Task description
Copy each line of the data below exactly, leaving out pictures.

Available data
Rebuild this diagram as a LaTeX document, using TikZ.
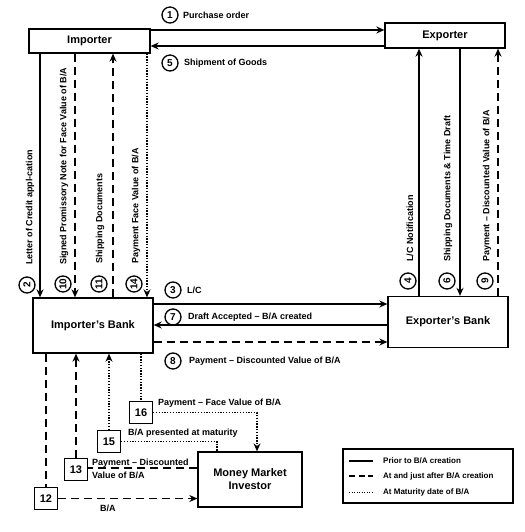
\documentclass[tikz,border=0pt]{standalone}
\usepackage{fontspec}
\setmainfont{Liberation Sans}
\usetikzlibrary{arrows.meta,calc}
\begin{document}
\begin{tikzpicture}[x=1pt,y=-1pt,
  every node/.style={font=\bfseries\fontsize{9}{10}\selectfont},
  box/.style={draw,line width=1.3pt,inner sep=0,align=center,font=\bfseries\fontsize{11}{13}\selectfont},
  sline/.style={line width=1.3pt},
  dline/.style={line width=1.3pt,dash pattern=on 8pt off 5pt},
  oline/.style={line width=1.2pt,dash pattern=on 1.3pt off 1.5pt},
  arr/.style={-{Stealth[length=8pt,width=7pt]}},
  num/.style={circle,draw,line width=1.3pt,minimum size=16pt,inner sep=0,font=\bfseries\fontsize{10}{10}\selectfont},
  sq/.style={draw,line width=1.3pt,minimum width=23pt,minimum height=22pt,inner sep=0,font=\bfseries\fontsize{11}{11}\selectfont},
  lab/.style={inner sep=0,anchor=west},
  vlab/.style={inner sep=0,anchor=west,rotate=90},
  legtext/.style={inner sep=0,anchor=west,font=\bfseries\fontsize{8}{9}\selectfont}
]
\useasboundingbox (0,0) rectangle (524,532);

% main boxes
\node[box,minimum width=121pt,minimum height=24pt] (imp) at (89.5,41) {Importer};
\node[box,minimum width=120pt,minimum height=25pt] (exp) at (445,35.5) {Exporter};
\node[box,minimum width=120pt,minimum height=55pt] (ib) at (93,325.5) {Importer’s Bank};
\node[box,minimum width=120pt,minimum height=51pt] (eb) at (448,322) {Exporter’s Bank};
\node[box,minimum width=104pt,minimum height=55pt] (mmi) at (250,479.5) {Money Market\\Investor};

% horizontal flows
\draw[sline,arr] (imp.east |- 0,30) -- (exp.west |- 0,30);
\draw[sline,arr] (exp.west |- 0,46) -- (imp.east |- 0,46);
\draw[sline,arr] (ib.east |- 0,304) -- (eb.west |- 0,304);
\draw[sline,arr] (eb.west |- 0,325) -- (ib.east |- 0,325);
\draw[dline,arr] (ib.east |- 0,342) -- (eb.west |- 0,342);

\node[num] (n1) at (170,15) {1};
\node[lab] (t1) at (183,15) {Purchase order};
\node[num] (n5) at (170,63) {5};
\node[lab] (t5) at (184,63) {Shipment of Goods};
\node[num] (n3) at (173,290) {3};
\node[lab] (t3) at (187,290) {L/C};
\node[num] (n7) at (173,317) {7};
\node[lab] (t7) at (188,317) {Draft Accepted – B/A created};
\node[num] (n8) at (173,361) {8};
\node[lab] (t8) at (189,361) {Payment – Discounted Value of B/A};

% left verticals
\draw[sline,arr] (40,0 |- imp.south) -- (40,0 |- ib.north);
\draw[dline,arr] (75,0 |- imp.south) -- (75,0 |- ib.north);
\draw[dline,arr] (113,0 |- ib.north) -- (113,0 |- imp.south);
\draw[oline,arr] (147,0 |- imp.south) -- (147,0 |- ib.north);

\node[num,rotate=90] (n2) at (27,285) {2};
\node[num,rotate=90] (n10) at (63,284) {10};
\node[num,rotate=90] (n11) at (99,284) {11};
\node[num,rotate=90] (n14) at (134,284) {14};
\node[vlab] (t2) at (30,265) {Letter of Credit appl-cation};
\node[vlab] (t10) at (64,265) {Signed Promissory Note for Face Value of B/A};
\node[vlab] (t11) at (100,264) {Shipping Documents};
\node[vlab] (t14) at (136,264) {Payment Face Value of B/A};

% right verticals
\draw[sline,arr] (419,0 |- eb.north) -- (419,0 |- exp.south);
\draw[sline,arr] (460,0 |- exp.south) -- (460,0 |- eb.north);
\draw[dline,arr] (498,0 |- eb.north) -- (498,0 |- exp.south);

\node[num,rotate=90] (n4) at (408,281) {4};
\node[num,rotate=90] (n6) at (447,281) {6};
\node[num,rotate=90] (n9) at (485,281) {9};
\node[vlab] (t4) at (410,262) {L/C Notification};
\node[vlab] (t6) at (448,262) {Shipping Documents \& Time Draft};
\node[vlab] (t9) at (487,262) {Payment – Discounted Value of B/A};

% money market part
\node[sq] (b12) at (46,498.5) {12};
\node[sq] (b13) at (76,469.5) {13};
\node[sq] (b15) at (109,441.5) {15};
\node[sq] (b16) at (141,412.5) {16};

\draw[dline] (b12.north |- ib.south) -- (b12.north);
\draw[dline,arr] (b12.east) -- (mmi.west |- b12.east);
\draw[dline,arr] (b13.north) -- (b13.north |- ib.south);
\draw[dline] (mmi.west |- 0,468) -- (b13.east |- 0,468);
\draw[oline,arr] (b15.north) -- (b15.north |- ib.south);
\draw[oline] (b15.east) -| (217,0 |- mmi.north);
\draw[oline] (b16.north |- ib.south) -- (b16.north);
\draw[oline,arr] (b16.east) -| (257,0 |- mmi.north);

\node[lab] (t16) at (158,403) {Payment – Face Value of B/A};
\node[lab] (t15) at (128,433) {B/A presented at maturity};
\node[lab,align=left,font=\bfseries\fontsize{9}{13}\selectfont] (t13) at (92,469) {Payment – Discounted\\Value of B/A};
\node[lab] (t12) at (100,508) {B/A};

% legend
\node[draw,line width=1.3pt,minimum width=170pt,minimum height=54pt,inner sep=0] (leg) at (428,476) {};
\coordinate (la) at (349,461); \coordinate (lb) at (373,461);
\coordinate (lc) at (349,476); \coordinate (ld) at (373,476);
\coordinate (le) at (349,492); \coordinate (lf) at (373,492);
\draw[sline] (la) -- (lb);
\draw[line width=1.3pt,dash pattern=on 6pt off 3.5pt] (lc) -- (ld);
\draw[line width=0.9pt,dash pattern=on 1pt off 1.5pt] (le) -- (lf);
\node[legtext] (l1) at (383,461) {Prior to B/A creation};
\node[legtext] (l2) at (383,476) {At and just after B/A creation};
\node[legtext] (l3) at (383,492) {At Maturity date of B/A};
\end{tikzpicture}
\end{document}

Exercise result
Rebuild this diagram as a LaTeX document, using TikZ.
\documentclass[tikz,border=0pt]{standalone}
\usepackage{fontspec}
\setmainfont{Liberation Sans}
\usetikzlibrary{arrows.meta,calc}
\begin{document}
\begin{tikzpicture}[x=1pt,y=-1pt,
  every node/.style={font=\bfseries\fontsize{9}{10}\selectfont},
  box/.style={draw,line width=1.3pt,inner sep=0,align=center,font=\bfseries\fontsize{11}{13}\selectfont},
  sline/.style={line width=1.3pt},
  dline/.style={line width=1.3pt,dash pattern=on 8pt off 5pt},
  oline/.style={line width=1.2pt,dash pattern=on 1.3pt off 1.5pt},
  arr/.style={-{Stealth[length=8pt,width=7pt]}},
  num/.style={circle,draw,line width=1.3pt,minimum size=16pt,inner sep=0,font=\bfseries\fontsize{10}{10}\selectfont},
  sq/.style={draw,line width=1.3pt,minimum width=23pt,minimum height=22pt,inner sep=0,font=\bfseries\fontsize{11}{11}\selectfont},
  lab/.style={inner sep=0,anchor=west},
  vlab/.style={inner sep=0,anchor=west,rotate=90},
  legtext/.style={inner sep=0,anchor=west,font=\bfseries\fontsize{8}{9}\selectfont}
]
\useasboundingbox (0,0) rectangle (524,532);

% main boxes
\node[box,minimum width=121pt,minimum height=24pt] (imp) at (89.5,41) {Importer};
\node[box,minimum width=120pt,minimum height=25pt] (exp) at (445,35.5) {Exporter};
\node[box,minimum width=120pt,minimum height=55pt] (ib) at (93,325.5) {Importer’s Bank};
\node[box,minimum width=120pt,minimum height=51pt] (eb) at (448,322) {Exporter’s Bank};
\node[box,minimum width=104pt,minimum height=55pt] (mmi) at (250,479.5) {Money Market\\Investor};

% horizontal flows
\draw[sline,arr] (imp.east |- 0,30) -- (exp.west |- 0,30);
\draw[sline,arr] (exp.west |- 0,46) -- (imp.east |- 0,46);
\draw[sline,arr] (ib.east |- 0,304) -- (eb.west |- 0,304);
\draw[sline,arr] (eb.west |- 0,325) -- (ib.east |- 0,325);
\draw[dline,arr] (ib.east |- 0,342) -- (eb.west |- 0,342);

\node[num] (n1) at (170,15) {1};
\node[lab] (t1) at (183,15) {Purchase order};
\node[num] (n5) at (170,63) {5};
\node[lab] (t5) at (184,63) {Shipment of Goods};
\node[num] (n3) at (173,290) {3};
\node[lab] (t3) at (187,290) {L/C};
\node[num] (n7) at (173,317) {7};
\node[lab] (t7) at (188,317) {Draft Accepted – B/A created};
\node[num] (n8) at (173,361) {8};
\node[lab] (t8) at (189,361) {Payment – Discounted Value of B/A};

% left verticals
\draw[sline,arr] (40,0 |- imp.south) -- (40,0 |- ib.north);
\draw[dline,arr] (75,0 |- imp.south) -- (75,0 |- ib.north);
\draw[dline,arr] (113,0 |- ib.north) -- (113,0 |- imp.south);
\draw[oline,arr] (147,0 |- imp.south) -- (147,0 |- ib.north);

\node[num,rotate=90] (n2) at (27,285) {2};
\node[num,rotate=90] (n10) at (63,284) {10};
\node[num,rotate=90] (n11) at (99,284) {11};
\node[num,rotate=90] (n14) at (134,284) {14};
\node[vlab] (t2) at (30,265) {Letter of Credit appl-cation};
\node[vlab] (t10) at (64,265) {Signed Promissory Note for Face Value of B/A};
\node[vlab] (t11) at (100,264) {Shipping Documents};
\node[vlab] (t14) at (136,264) {Payment Face Value of B/A};

% right verticals
\draw[sline,arr] (419,0 |- eb.north) -- (419,0 |- exp.south);
\draw[sline,arr] (460,0 |- exp.south) -- (460,0 |- eb.north);
\draw[dline,arr] (498,0 |- eb.north) -- (498,0 |- exp.south);

\node[num,rotate=90] (n4) at (408,281) {4};
\node[num,rotate=90] (n6) at (447,281) {6};
\node[num,rotate=90] (n9) at (485,281) {9};
\node[vlab] (t4) at (410,262) {L/C Notification};
\node[vlab] (t6) at (448,262) {Shipping Documents \& Time Draft};
\node[vlab] (t9) at (487,262) {Payment – Discounted Value of B/A};

% money market part
\node[sq] (b12) at (46,498.5) {12};
\node[sq] (b13) at (76,469.5) {13};
\node[sq] (b15) at (109,441.5) {15};
\node[sq] (b16) at (141,412.5) {16};

\draw[dline] (b12.north |- ib.south) -- (b12.north);
\draw[dline,arr] (b12.east) -- (mmi.west |- b12.east);
\draw[dline,arr] (b13.north) -- (b13.north |- ib.south);
\draw[dline] (mmi.west |- 0,468) -- (b13.east |- 0,468);
\draw[oline,arr] (b15.north) -- (b15.north |- ib.south);
\draw[oline] (b15.east) -| (217,0 |- mmi.north);
\draw[oline] (b16.north |- ib.south) -- (b16.north);
\draw[oline,arr] (b16.east) -| (257,0 |- mmi.north);

\node[lab] (t16) at (158,403) {Payment – Face Value of B/A};
\node[lab] (t15) at (128,433) {B/A presented at maturity};
\node[lab,align=left,font=\bfseries\fontsize{9}{13}\selectfont] (t13) at (92,469) {Payment – Discounted\\Value of B/A};
\node[lab] (t12) at (100,508) {B/A};

% legend
\node[draw,line width=1.3pt,minimum width=170pt,minimum height=54pt,inner sep=0] (leg) at (428,476) {};
\coordinate (la) at (349,461); \coordinate (lb) at (373,461);
\coordinate (lc) at (349,476); \coordinate (ld) at (373,476);
\coordinate (le) at (349,492); \coordinate (lf) at (373,492);
\draw[sline] (la) -- (lb);
\draw[line width=1.3pt,dash pattern=on 6pt off 3.5pt] (lc) -- (ld);
\draw[line width=0.9pt,dash pattern=on 1pt off 1.5pt] (le) -- (lf);
\node[legtext] (l1) at (383,461) {Prior to B/A creation};
\node[legtext] (l2) at (383,476) {At and just after B/A creation};
\node[legtext] (l3) at (383,492) {At Maturity date of B/A};
\end{tikzpicture}
\end{document}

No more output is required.